* Goal *
Reproduce the listing below in full and without alteration, apart from its pictures.

* Given information *
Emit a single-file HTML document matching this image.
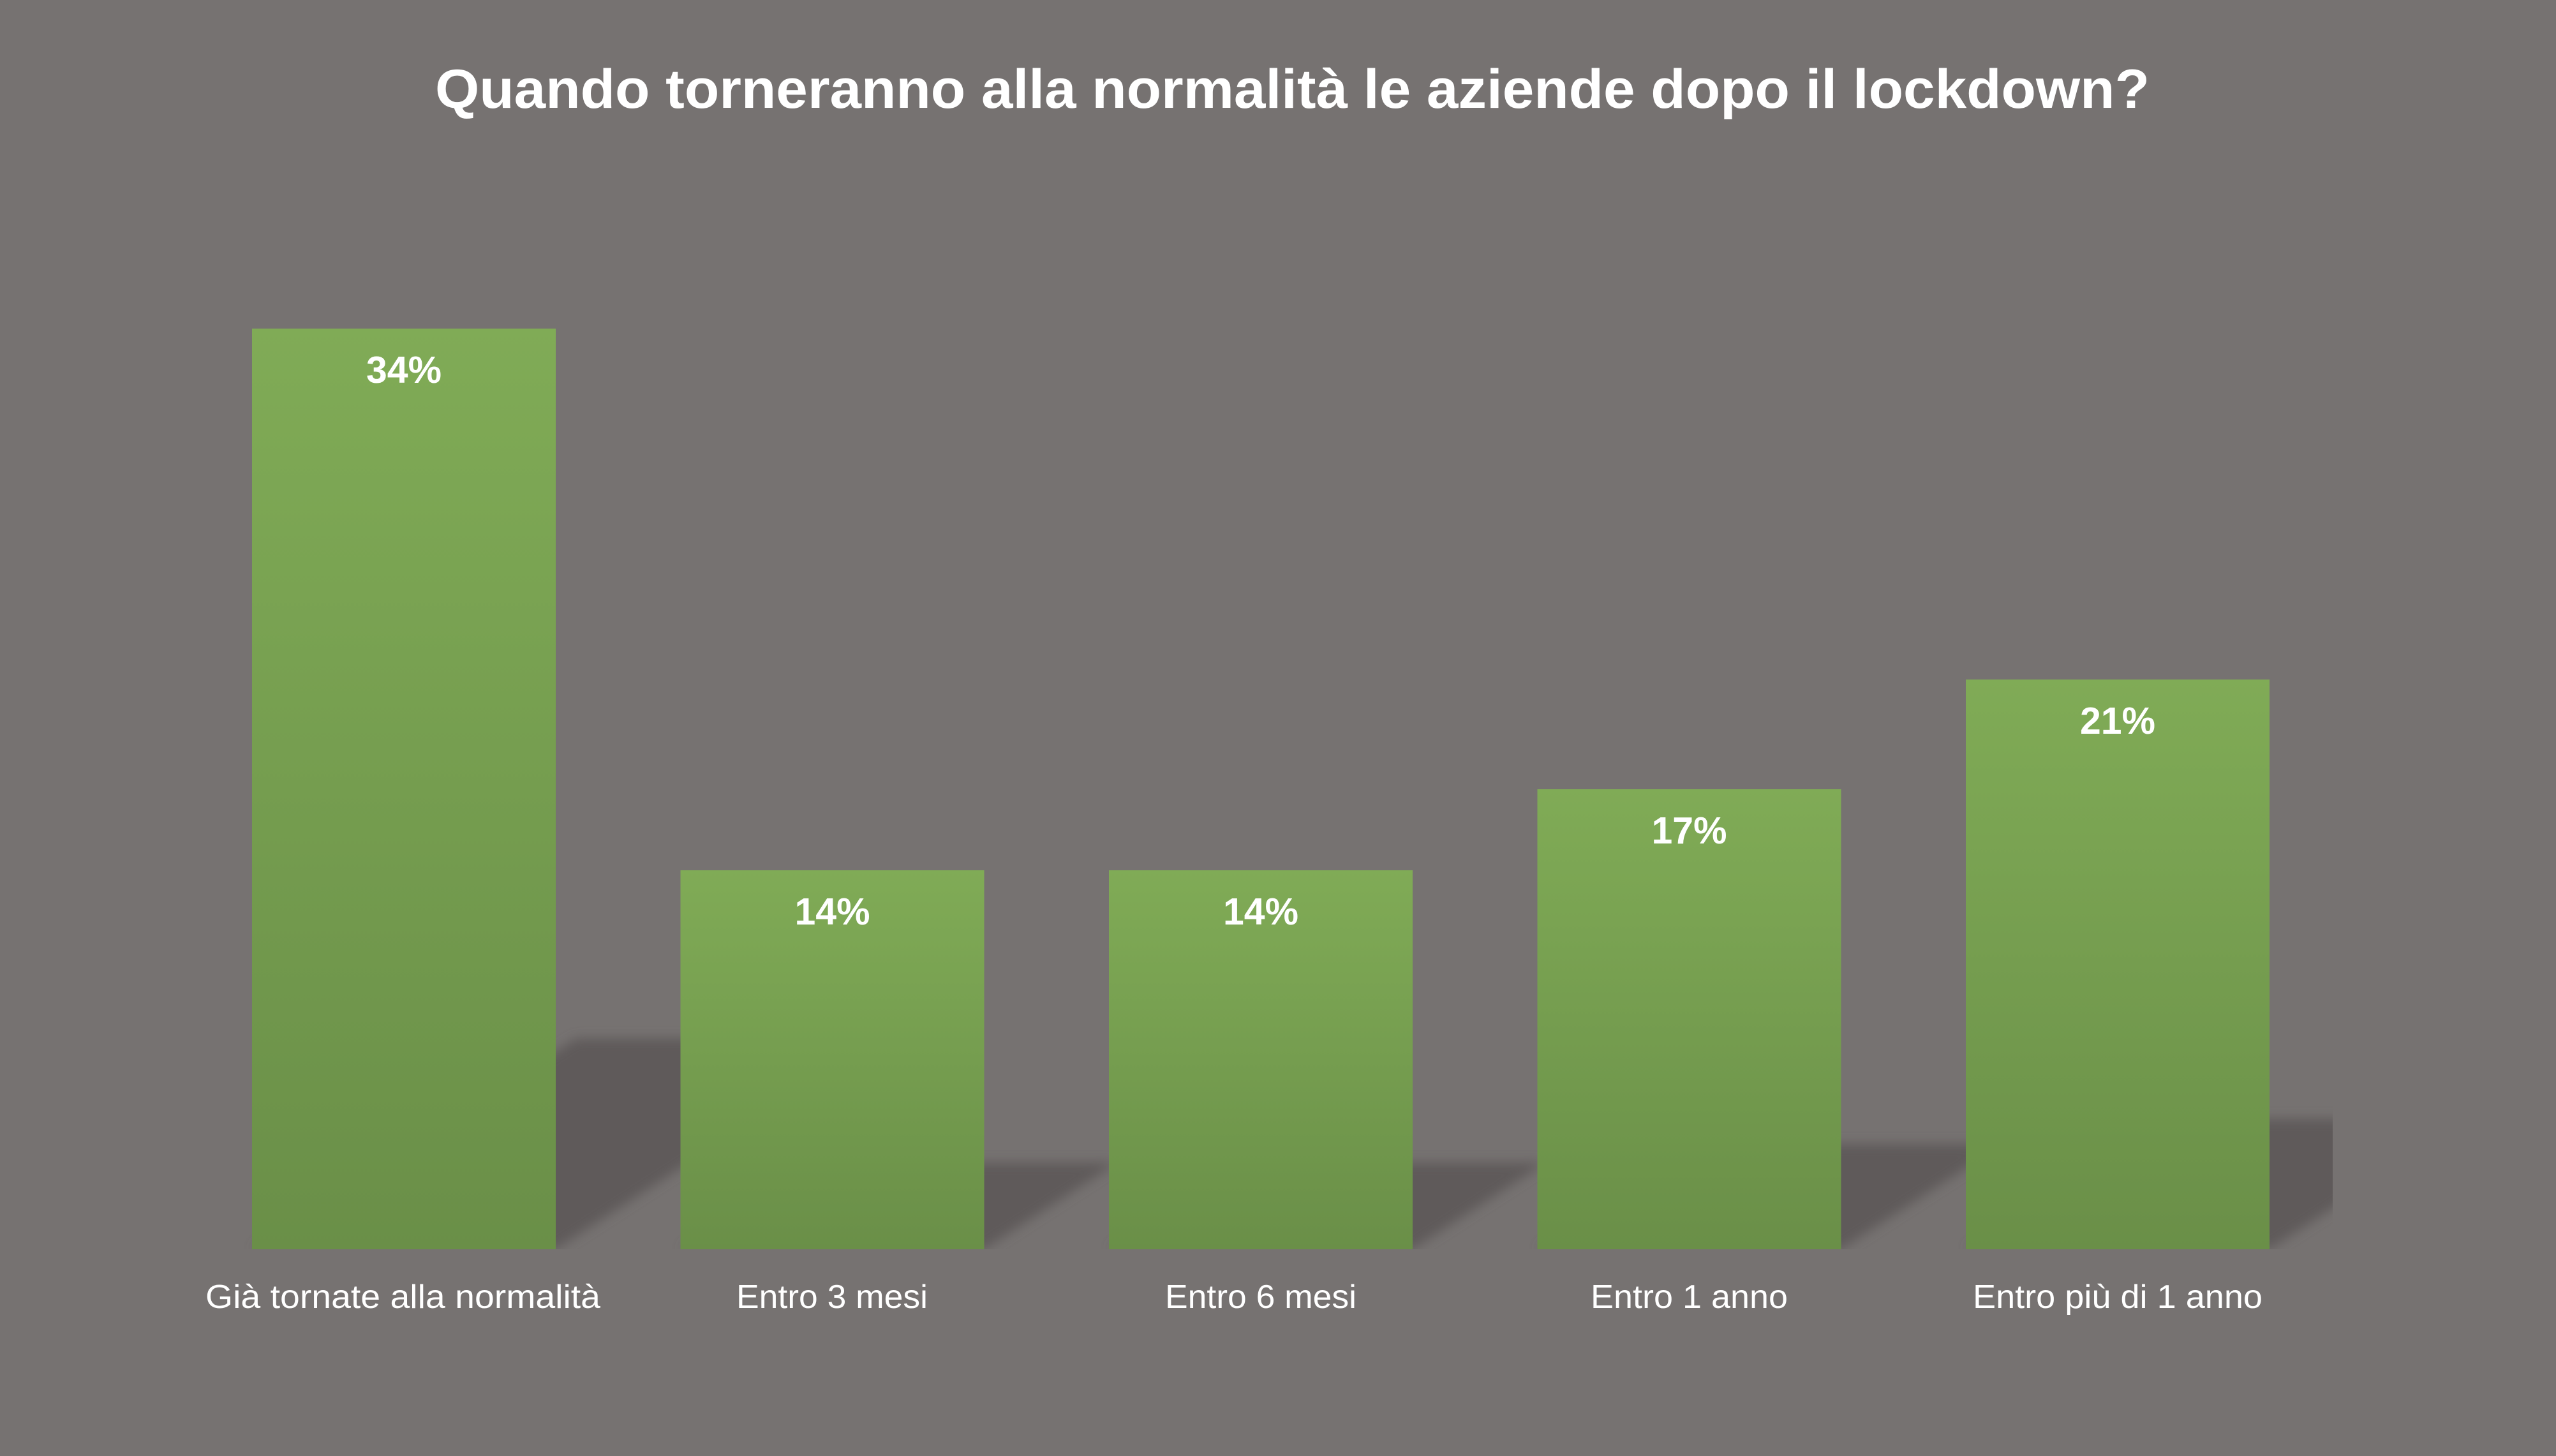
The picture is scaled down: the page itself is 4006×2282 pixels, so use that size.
<!DOCTYPE html>
<html>
<head>
<meta charset="utf-8">
<style>
  html, body { margin: 0; padding: 0; background: #767271; }
  svg { display: block; }
  text { font-family: "Liberation Sans", "DejaVu Sans", sans-serif; fill: #ffffff; }
</style>
</head>
<body>
<svg width="4006" height="2282" viewBox="0 0 4006 2282" xmlns="http://www.w3.org/2000/svg">
  <defs>
    <linearGradient id="g" x1="0" y1="0" x2="0" y2="1">
      <stop offset="0" stop-color="#80ab56"/>
      <stop offset="1" stop-color="#6a8f48"/>
    </linearGradient>
    <filter id="blur" x="-10%" y="-10%" width="120%" height="120%">
      <feGaussianBlur stdDeviation="9"/>
    </filter>
    <clipPath id="plot">
      <rect x="0" y="0" width="3656" height="1958"/>
    </clipPath>
  </defs>

  <rect x="0" y="0" width="4006" height="2282" fill="#767271"/>

  <!-- Title -->
  <text x="682" y="169" font-size="86" font-weight="bold" textLength="2687" lengthAdjust="spacingAndGlyphs">Quando torneranno alla normalità le aziende dopo il lockdown?</text>

  <!-- Shadows -->
  <g clip-path="url(#plot)">
    <g fill="#5e5a5a" filter="url(#blur)">
      <polygon points="395,1958 871,1958 1379,1627.5 903,1627.5"/>
      <polygon points="1066.5,1958 1542.5,1958 1751.5,1822 1275.5,1822"/>
      <polygon points="1738,1958 2214,1958 2423,1822 1947,1822"/>
      <polygon points="2409.5,1958 2885.5,1958 3139.5,1793 2663.5,1793"/>
      <polygon points="3081,1958 3557,1958 3872,1753.5 3396,1753.5"/>
    </g>
  </g>

  <!-- Bars -->
  <rect x="395" y="515" width="476" height="1443" fill="url(#g)"/>
  <rect x="1066.5" y="1364" width="476" height="594" fill="url(#g)"/>
  <rect x="1738" y="1364" width="476" height="594" fill="url(#g)"/>
  <rect x="2409.5" y="1237" width="476" height="721" fill="url(#g)"/>
  <rect x="3081" y="1065" width="476" height="893" fill="url(#g)"/>

  <!-- Value labels -->
  <g font-size="59" font-weight="bold" text-anchor="middle">
    <text x="633" y="600" textLength="118" lengthAdjust="spacingAndGlyphs">34%</text>
    <text x="1304.5" y="1449" textLength="118" lengthAdjust="spacingAndGlyphs">14%</text>
    <text x="1976" y="1449" textLength="118" lengthAdjust="spacingAndGlyphs">14%</text>
    <text x="2647.5" y="1322" textLength="118" lengthAdjust="spacingAndGlyphs">17%</text>
    <text x="3319" y="1150" textLength="118" lengthAdjust="spacingAndGlyphs">21%</text>
  </g>

  <!-- Category labels -->
  <g font-size="52">
    <text x="322" y="2050" textLength="619" lengthAdjust="spacingAndGlyphs">Già tornate alla normalità</text>
    <text x="1154" y="2050" textLength="300" lengthAdjust="spacingAndGlyphs">Entro 3 mesi</text>
    <text x="1826" y="2050" textLength="300" lengthAdjust="spacingAndGlyphs">Entro 6 mesi</text>
    <text x="2493" y="2050" textLength="309" lengthAdjust="spacingAndGlyphs">Entro 1 anno</text>
    <text x="3092" y="2050" textLength="454" lengthAdjust="spacingAndGlyphs">Entro più di 1 anno</text>
  </g>
</svg>
</body>
</html>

* Finished task *
Emit a single-file HTML document matching this image.
The picture is scaled down: the page itself is 4006×2282 pixels, so use that size.
<!DOCTYPE html>
<html>
<head>
<meta charset="utf-8">
<style>
  html, body { margin: 0; padding: 0; background: #767271; }
  svg { display: block; }
  text { font-family: "Liberation Sans", "DejaVu Sans", sans-serif; fill: #ffffff; }
</style>
</head>
<body>
<svg width="4006" height="2282" viewBox="0 0 4006 2282" xmlns="http://www.w3.org/2000/svg">
  <defs>
    <linearGradient id="g" x1="0" y1="0" x2="0" y2="1">
      <stop offset="0" stop-color="#80ab56"/>
      <stop offset="1" stop-color="#6a8f48"/>
    </linearGradient>
    <filter id="blur" x="-10%" y="-10%" width="120%" height="120%">
      <feGaussianBlur stdDeviation="9"/>
    </filter>
    <clipPath id="plot">
      <rect x="0" y="0" width="3656" height="1958"/>
    </clipPath>
  </defs>

  <rect x="0" y="0" width="4006" height="2282" fill="#767271"/>

  <!-- Title -->
  <text x="682" y="169" font-size="86" font-weight="bold" textLength="2687" lengthAdjust="spacingAndGlyphs">Quando torneranno alla normalità le aziende dopo il lockdown?</text>

  <!-- Shadows -->
  <g clip-path="url(#plot)">
    <g fill="#5e5a5a" filter="url(#blur)">
      <polygon points="395,1958 871,1958 1379,1627.5 903,1627.5"/>
      <polygon points="1066.5,1958 1542.5,1958 1751.5,1822 1275.5,1822"/>
      <polygon points="1738,1958 2214,1958 2423,1822 1947,1822"/>
      <polygon points="2409.5,1958 2885.5,1958 3139.5,1793 2663.5,1793"/>
      <polygon points="3081,1958 3557,1958 3872,1753.5 3396,1753.5"/>
    </g>
  </g>

  <!-- Bars -->
  <rect x="395" y="515" width="476" height="1443" fill="url(#g)"/>
  <rect x="1066.5" y="1364" width="476" height="594" fill="url(#g)"/>
  <rect x="1738" y="1364" width="476" height="594" fill="url(#g)"/>
  <rect x="2409.5" y="1237" width="476" height="721" fill="url(#g)"/>
  <rect x="3081" y="1065" width="476" height="893" fill="url(#g)"/>

  <!-- Value labels -->
  <g font-size="59" font-weight="bold" text-anchor="middle">
    <text x="633" y="600" textLength="118" lengthAdjust="spacingAndGlyphs">34%</text>
    <text x="1304.5" y="1449" textLength="118" lengthAdjust="spacingAndGlyphs">14%</text>
    <text x="1976" y="1449" textLength="118" lengthAdjust="spacingAndGlyphs">14%</text>
    <text x="2647.5" y="1322" textLength="118" lengthAdjust="spacingAndGlyphs">17%</text>
    <text x="3319" y="1150" textLength="118" lengthAdjust="spacingAndGlyphs">21%</text>
  </g>

  <!-- Category labels -->
  <g font-size="52">
    <text x="322" y="2050" textLength="619" lengthAdjust="spacingAndGlyphs">Già tornate alla normalità</text>
    <text x="1154" y="2050" textLength="300" lengthAdjust="spacingAndGlyphs">Entro 3 mesi</text>
    <text x="1826" y="2050" textLength="300" lengthAdjust="spacingAndGlyphs">Entro 6 mesi</text>
    <text x="2493" y="2050" textLength="309" lengthAdjust="spacingAndGlyphs">Entro 1 anno</text>
    <text x="3092" y="2050" textLength="454" lengthAdjust="spacingAndGlyphs">Entro più di 1 anno</text>
  </g>
</svg>
</body>
</html>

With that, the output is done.